Après quatre ans de tentatives, les putschistes paraguayens – l’expression concentrée de l’oligarchie et du système Stroessner – conçurent le plan.
Lugo a été évincé du pouvoir par un coup d’État « constitutionnel ». Obéissant vraisemblablement aux instructions des stratèges yankees, et après le succès relatif de l’expérience hondurienne, le parlement paraguayen (rempli de personnages aux capacités douteuses et aux vertus contestables) a orchestré le ridicule procès politique contre le président Lugo. Ce sont ces mêmes députés que l’ambassadeur vénézuélien à l’OEA, Roy Chaderton, a qualifiés à juste titre de « manade de dinosaures à la débandade ».
Mais pourquoi le coup d’État contre Lugo ? Pour l’intellectuel argentin Mempo Giardinelli, « même timidement et non sans contradictions ni reculs, le gouvernement de Lugo représente un changement plus qu’intéressant pour le peuple paraguayen, soumis à des décennies de dictatures atroces et à une violence persistante. Et c’est peut-être pour cette même raison, à cause des rares et timides changements qu’il a opérés, qu’on veut le renverser. Les putschistes cherchent à détruire le gouvernement démocratique pour ses vertus, pas pour ses défauts ».
Fernando Lugo, un homme qui parle de sa propre voix, qui n’a pas caché ses sympathies pour les processus d’intégration, et qui a tenté de gouverner avec le peuple et non pas avec la classe politique, était devenu un président dangereux. Ce coup d’État parlementaire est aussi un coup porté à la réforme agraire dont a besoin ce pays où 80% de la terre est détenu par 2% de propriétaires. C’est un coup porté aux couches paysannes et populaires qui avaient placé leurs espoirs en Lugo, et qui tentent à présent de s’opposer à un retour au « système Stroessner ».
Ce qui s’est passé au Paraguay est une honte à notre époque. L’oligarchie putschiste exulte au partage du butin.
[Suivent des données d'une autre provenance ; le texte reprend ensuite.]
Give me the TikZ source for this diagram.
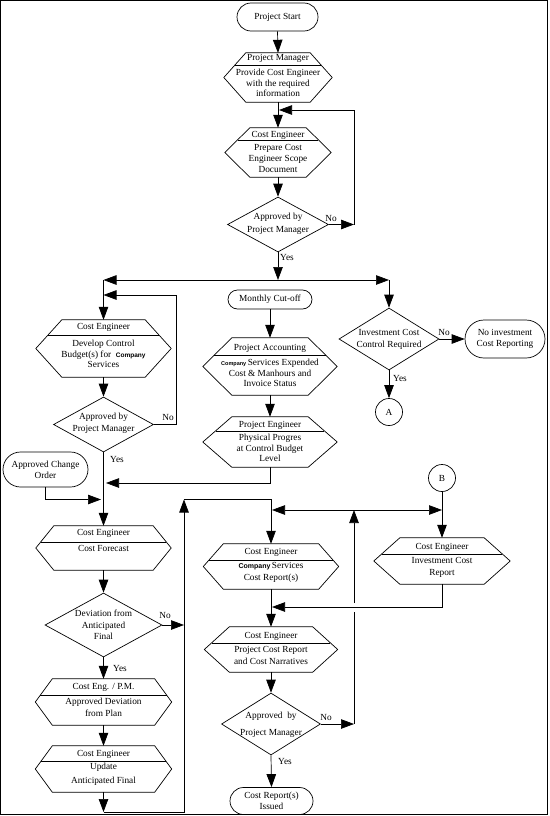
\documentclass[tikz,border=0pt]{standalone}
\usepackage{fontspec}
\setmainfont{Liberation Serif}
\newfontfamily\cofont{Liberation Sans}
\usetikzlibrary{arrows.meta,shapes.geometric,shapes.misc,calc}

\tikzset{
  line/.style={line width=0.7pt},
  arr/.style={line, -{Triangle[length=13pt,width=9.5pt]}},
  txt/.style={align=center, inner sep=0pt, font=\fontsize{9.3}{10.8}\selectfont},
  hexbox/.style={rectangle, inner sep=0pt},
  decision/.style={diamond, draw, line, inner sep=0pt},
  terminal/.style={rounded rectangle, draw, line, inner sep=0pt, align=center,
    font=\fontsize{9.3}{10.8}\selectfont},
  conn/.style={circle, draw, line, inner sep=0pt, minimum size=27pt,
    font=\fontsize{9.3}{10.8}\selectfont},
}
% "Company" in the sans face
\newcommand{\Co}[1]{{\cofont\bfseries\fontsize{#1}{8}\selectfont Company}}
% hexagon round a box: name, inset, divider fraction
\newcommand{\hexa}[3]{%
  \draw[line] (#1.west) -- ([xshift=#2]#1.north west) -- ([xshift=-#2]#1.north east)
    -- (#1.east) -- ([xshift=-#2]#1.south east) -- ([xshift=#2]#1.south west) -- cycle;
  \draw[line] ($([xshift=#2]#1.north west)!#3!(#1.west)$)
    -- ($([xshift=-#2]#1.north east)!#3!(#1.east)$);
}

\begin{document}
\begin{tikzpicture}[x=1pt, y=-1pt]
	\useasboundingbox (0,0) rectangle (549,816);
	\draw[line width=1pt] (0.6,0.6) rectangle (547.6,814.8);
	
	% top column
	\node[terminal, minimum width=81pt, minimum height=28pt] (start) at (277.5,17) {Project Start};
	
	\node[hexbox, minimum width=108pt, minimum height=49pt] (pm) at (278,77.5) {};
	\hexa{pm}{22pt}{0.49}
	\node[txt] (pmh) at (278,58) {Project Manager};
	\node[txt] (pmb) at (278,83) {Provide Cost Engineer\\with the required\\information};
	
	\node[hexbox, minimum width=106pt, minimum height=49pt] (ce1) at (278,152.5) {};
	\hexa{ce1}{25pt}{0.49}
	\node[txt] (ce1h) at (278,135) {Cost Engineer};
	\node[txt] (ce1b) at (278,158.5) {Prepare Cost\\Engineer Scope\\Document};
	
	\node[decision, minimum width=101pt, minimum height=55pt] (ap1) at (278,224.5) {};
	\node[txt] (ap1t) at (278,223.5) {Approved by\\[2pt]Project Manager};
	
	\coordinate (n1) at (354,224.5);
	\coordinate (n1t) at (354,110);
	\coordinate (n1e) at (279,110);
	\coordinate (sp) at (278,280);
	\coordinate (spL) at (103.5,280);
	\coordinate (spR) at (389,280);
	
	% middle column
	\node[terminal, minimum width=84pt, minimum height=19pt] (mco) at (270,299.5) {Monthly Cut-off};
	
	\node[hexbox, minimum width=134pt, minimum height=57pt] (pa) at (270,366.5) {};
	\hexa{pa}{29pt}{0.6}
	\node[txt] (pah) at (270,348) {Project Accounting};
	\node[txt] (pab) at (270,373) {\Co{5.5}\,Services Expended\\Cost \& Manhours and\\Invoice Status};
	
	\node[hexbox, minimum width=134pt, minimum height=50pt] (pe) at (270,442) {};
	\hexa{pe}{29pt}{0.56}
	\node[txt] (peh) at (270,425) {Project Engineer};
	\node[txt] (peb) at (270,448) {Physical Progres\\at Control Budget\\Level};
	
	% right column
	\node[decision, minimum width=100pt, minimum height=62pt] (ic) at (389,339) {};
	\node[txt] (ict) at (389,339.5) {Investment Cost\\[2pt]Control Required};
	\node[terminal, minimum width=80pt, minimum height=38pt] (ni) at (505,339) {No investment\\Cost Reporting};
	\node[conn] (A) at (389,412) {A};
	\node[conn] (B) at (442,478) {B};
	
	% left column
	\node[hexbox, minimum width=135pt, minimum height=57pt] (dcb) at (103.5,348.5) {};
	\hexa{dcb}{26pt}{0.53}
	\node[txt] (dcbh) at (103.5,327) {Cost Engineer};
	\node[txt] (dcbb) at (103.5,354) {Develop Control\\Budget(s) for\enspace\Co{6.5}\\Services};
	
	\node[decision, minimum width=100pt, minimum height=55pt] (ap2) at (103.5,424.5) {};
	\node[txt] (ap2t) at (103.5,423) {Approved by\\[1pt]Project Manager};
	
	\node[terminal, minimum width=85pt, minimum height=35pt] (aco) at (45.5,469.5) {Approved Change\\Order};
	
	\node[hexbox, minimum width=135pt, minimum height=44pt] (cf) at (103.5,548) {};
	\hexa{cf}{18pt}{0.73}
	\node[txt] (cfh) at (103.5,533) {Cost Engineer};
	\node[txt] (cfb) at (103.5,548) {Cost Forecast};
	
	\node[decision, minimum width=117pt, minimum height=64pt] (dev) at (103.5,625) {};
	\node[txt] (devt) at (103.5,625) {Deviation from\\[0.7pt]Anticipated\\[0.7pt]Final};
	
	\node[hexbox, minimum width=136pt, minimum height=46pt] (ced) at (103.5,702) {};
	\hexa{ced}{17pt}{0.7}
	\node[txt] (cedh) at (103.5,687) {Cost Eng. / P.M.};
	\node[txt] (cedb) at (103.5,707) {Approved Deviation\\[1pt]from Plan};
	
	\node[hexbox, minimum width=136pt, minimum height=46pt] (ua) at (103.5,769) {};
	\hexa{ua}{17pt}{0.65}
	\node[txt] (uah) at (103.5,754) {Cost Engineer};
	\node[txt] (uab) at (103.5,774) {Update\\[3pt]Anticipated Final};
	
	% lower middle column
	\node[hexbox, minimum width=135pt, minimum height=45pt] (cs) at (271,566.5) {};
	\hexa{cs}{20pt}{0.71}
	\node[txt] (csh) at (271,552) {Cost Engineer};
	\node[txt] (csb) at (271,572.5) {\Co{7}\,Services\\[2pt]Cost Report(s)};
	
	\node[hexbox, minimum width=136pt, minimum height=46pt] (ie) at (442,561) {};
	\hexa{ie}{26pt}{0.7}
	\node[txt] (ieh) at (442,547) {Cost Engineer};
	\node[txt] (ieb) at (442,567.5) {Investment Cost\\[2pt]Report};
	
	\node[hexbox, minimum width=133pt, minimum height=45pt] (pcr) at (271,649.5) {};
	\hexa{pcr}{25pt}{0.71}
	\node[txt] (pcrh) at (271,636) {Cost Engineer};
	\node[txt] (pcrb) at (271,655.5) {Project Cost Report\\[2pt]and Cost Narratives};
	
	\node[decision, minimum width=99pt, minimum height=62pt] (ap3) at (271,724) {};
	\node[txt] (ap3t) at (271,724.5) {Approved\enspace by\\[6pt]Project Manager};
	
	\node[terminal, minimum width=83pt, minimum height=27pt] (cri) at (271.5,801) {Cost Report(s)\\Issued};
	
	\coordinate (n2) at (176,295);
	\coordinate (n2e) at (103.5,295);
	\coordinate (m1) at (106,483);
	\coordinate (m2) at (101,499.5);
	\coordinate (b1) at (103.5,812);
	\coordinate (b2) at (184,499.5);
	\coordinate (d1) at (184,625);
	\coordinate (j) at (354,510);
	\coordinate (jl) at (272,510);
	\coordinate (jr) at (442,510);
	\coordinate (n3) at (354,724);
	\coordinate (g1) at (354,612);
	\coordinate (g2) at (354,603);
	\coordinate (r1) at (272,607);
	
	% connectors
	\draw[arr] (start.south) -- (pm.north);
	\draw[arr] (pm.south) -- (ce1.north);
	\draw[arr] (ce1.south) -- (ap1.north);
	\draw[arr] (ap1.east) -- (n1);
	\draw[arr] (n1) -- (n1t) -- (n1e);
	\draw[arr] (ap1.south) -- (sp);
	\draw[arr] (sp) -- (spL);
	\draw[arr] (spL) -- (dcb.north);
	\draw[arr] (sp) -- (spR);
	\draw[arr] (spR) -- (ic.north);
	
	\draw[arr] (dcb.south) -- (ap2.north);
	\draw[arr] (ap2.east) -| (n2) -- (n2e);
	\draw[arr] (ap2.south) -- (cf.north);
	\draw[arr] (mco.south) -- (pa.north);
	\draw[arr] (pa.south) -- (pe.north);
	\draw[arr] (pe.south) |- (m1);
	\draw[arr] (aco.south) |- (m2);
	
	\draw[arr] (ic.east) -- (ni.west);
	\draw[arr] (ic.south) -- (A.north);
	
	\draw[arr] (cf.south) -- (dev.north);
	\draw[arr] (dev.south) -- (ced.north);
	\draw[arr] (ced.south) -- (ua.north);
	\draw[arr] (dev.east) -- (d1);
	\draw[arr] (ua.south) -- (b1);
	\draw[arr] (b1) -| (b2);
	\draw[arr] (b2) -| (cs.north);
	
	\draw[arr] (B.south) -- (ie.north);
	\draw[arr] (j) -- (jl);
	\draw[arr] (j) -- (jr);
	\draw[arr] (ie.south) |- (r1);
	\draw[arr] (cs.south) -- (pcr.north);
	\draw[arr] (pcr.south) -- (ap3.north);
	\draw[arr] (ap3.south) -- (cri.north);
	\draw[arr] (ap3.east) -- (n3);
	\draw[line] (n3) -- (g1);
	\draw[arr] (g2) -- (j);
	
	% yes / no
	\node[txt] (no1) at (331,218) {No};
	\node[txt] (yes1) at (287,257) {Yes};
	\node[txt] (no2) at (168,417) {No};
	\node[txt] (yes2) at (117,459) {Yes};
	\node[txt] (no3) at (444,332) {No};
	\node[txt] (yes3) at (400,378) {Yes};
	\node[txt] (no4) at (165,615) {No};
	\node[txt] (yes4) at (120,668) {Yes};
	\node[txt] (no5) at (326,717) {No};
	\node[txt] (yes5) at (285,761) {Yes};
\end{tikzpicture}
\end{document}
Le Parti Colorado, qui spécule allègrement
avec la mémoire des héros, exhibe au bas de son acte de constitution la signature de 22 traîtres au maréchal Solano Lopez, des « légionnaires » au service des troupes étrangères
d’occupation… Ce sont ces mêmes traîtres à l’histoire du Paraguay qui se retrouvent au gouvernement. Le peuple Guarani a des motifs suffisants pour poursuivre la lutte ».